Second, our act of forgiving consists of repenting of this wrongdoing of ours, or in other words, ceasing to accuse those we have been accusing. 
Third, when we cease to accuse them, we cease to feel there's anything on their part that needs to be forgiven! We no longer find them offensive. We see that from their point of view they are struggling against perceived offenses and threats just as we have been.  
Thus forgiveness involves opening ourselves to the truth, letting our former offenders become real to us, and no longer believing there is anything for us to forgive. As they undergo a transformation in our forgiving eyes, we undergo a transformation ourselves. 
This must be so. As long as we see others as needing our forgiveness, we will continue regarding ourselves as their victim and will remain accusing still. We live free of the bondage of accusing, afflicted feelings only by ceasing to find and take offense...  
Of all the initiatives people can take who feel a devastating wrong has made them miserable, one stands above all others in effectiveness. It is actually seeking forgiveness for having refused to forgive.
I begin to think, dearest, that the rabbit trails of the day had some order to them. 
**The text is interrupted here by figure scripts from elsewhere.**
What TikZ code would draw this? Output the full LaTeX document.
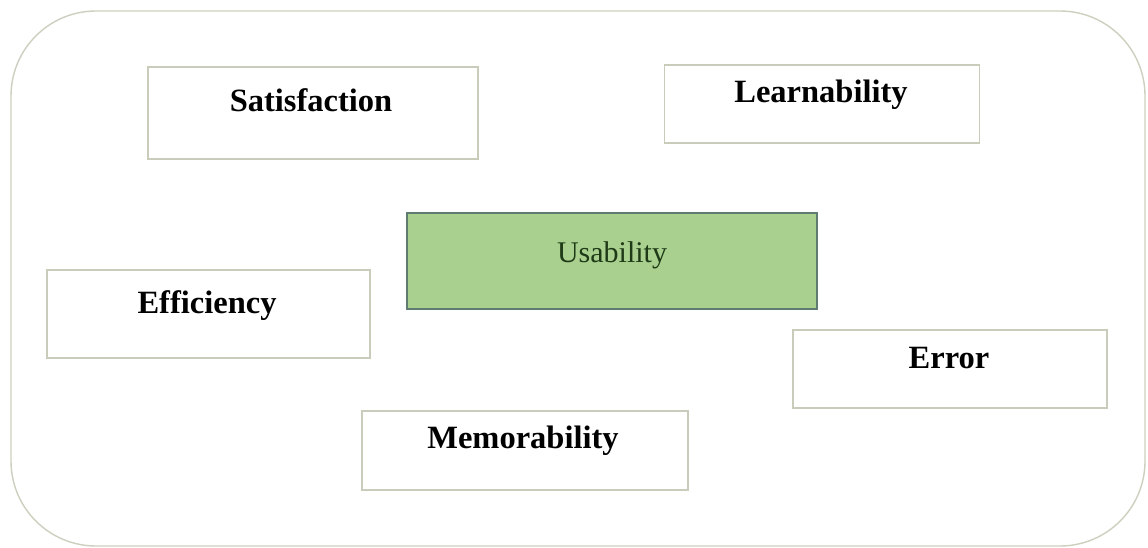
\documentclass[tikz,border=0pt]{standalone}
\usepackage{fontspec}
\setmainfont{Liberation Serif}
\definecolor{boxline}{HTML}{C9CCBA}
\definecolor{outerline}{HTML}{CDD0BF}
\definecolor{usafill}{HTML}{A9D08E}
\definecolor{usaline}{HTML}{5E7D70}
\definecolor{usatext}{HTML}{1F3A17}
\begin{document}
\begin{tikzpicture}[x=1pt,y=-1pt,
  box/.style={draw=boxline, line width=1.4pt, fill=white, rectangle, inner sep=0pt},
  lbl/.style={anchor=base, inner sep=0pt, font=\fontsize{32.5}{37}\selectfont\bfseries, text=black},
  ulbl/.style={anchor=base, inner sep=0pt, font=\fontsize{30}{35}\selectfont, text=usatext}]
\useasboundingbox (0,0) rectangle (1148,548);
\fill[white] (0,0) rectangle (1148,548);
\draw[outerline, line width=1.4pt, rounded corners=85pt] (11,11) rectangle (1145,546);
% boxes
\node[box, minimum width=330pt, minimum height=92pt] (sat) at (313,113) {};
\node[box, minimum width=315pt, minimum height=78pt] (lea) at (822,104) {};
\node[draw=usaline, fill=usafill, line width=1.4pt, rectangle, inner sep=0pt, minimum width=410pt, minimum height=96pt] (usa) at (612,261) {};
\node[box, minimum width=323pt, minimum height=88pt] (eff) at (208.5,314) {};
\node[box, minimum width=314pt, minimum height=78pt] (err) at (950,369) {};
\node[box, minimum width=326pt, minimum height=79pt] (mem) at (525,450.5) {};
% labels
\node[lbl] (satT) at (311,112) {Satisfaction};
\node[lbl] (leaT) at (821,103) {Learnability};
\node[ulbl] (usaT) at (612,262) {Usability};
\node[lbl] (effT) at (207,313) {Efficiency};
\node[lbl] (errT) at (949,368) {Error};
\node[lbl] (memT) at (523,448) {Memorability};
\end{tikzpicture}
\end{document}
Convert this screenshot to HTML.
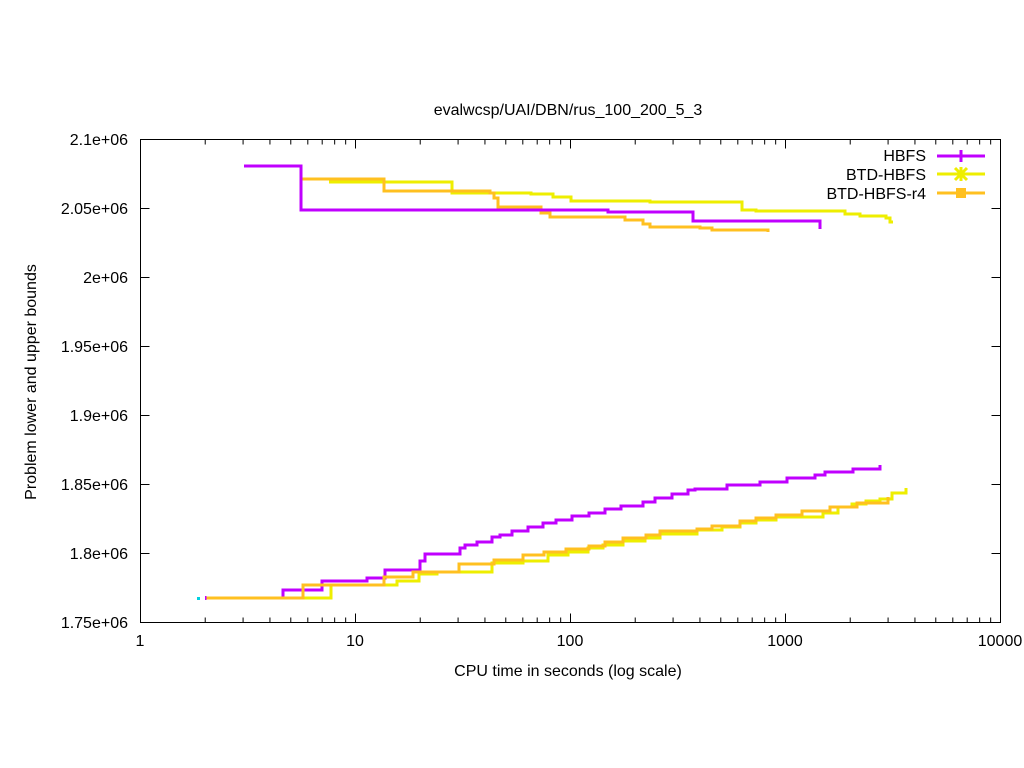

I like to see the bigger picture. Not just dots. 

So I begin to connect the dots. I put them down on "paper" and look for the invisible lines in-between. 

And I see some connections. I feel the bigger picture coming. I needed this. I had been trying to draw the picture without the dots. That's fine when you know what the bigger picture is suppose to become. But I don't yet. 

So I get dots. 
I need more dots. 
And I need to write them down. 

How does anyone see those greater things--the macro things--without recording the dots? I'll never know. Maybe they won't either.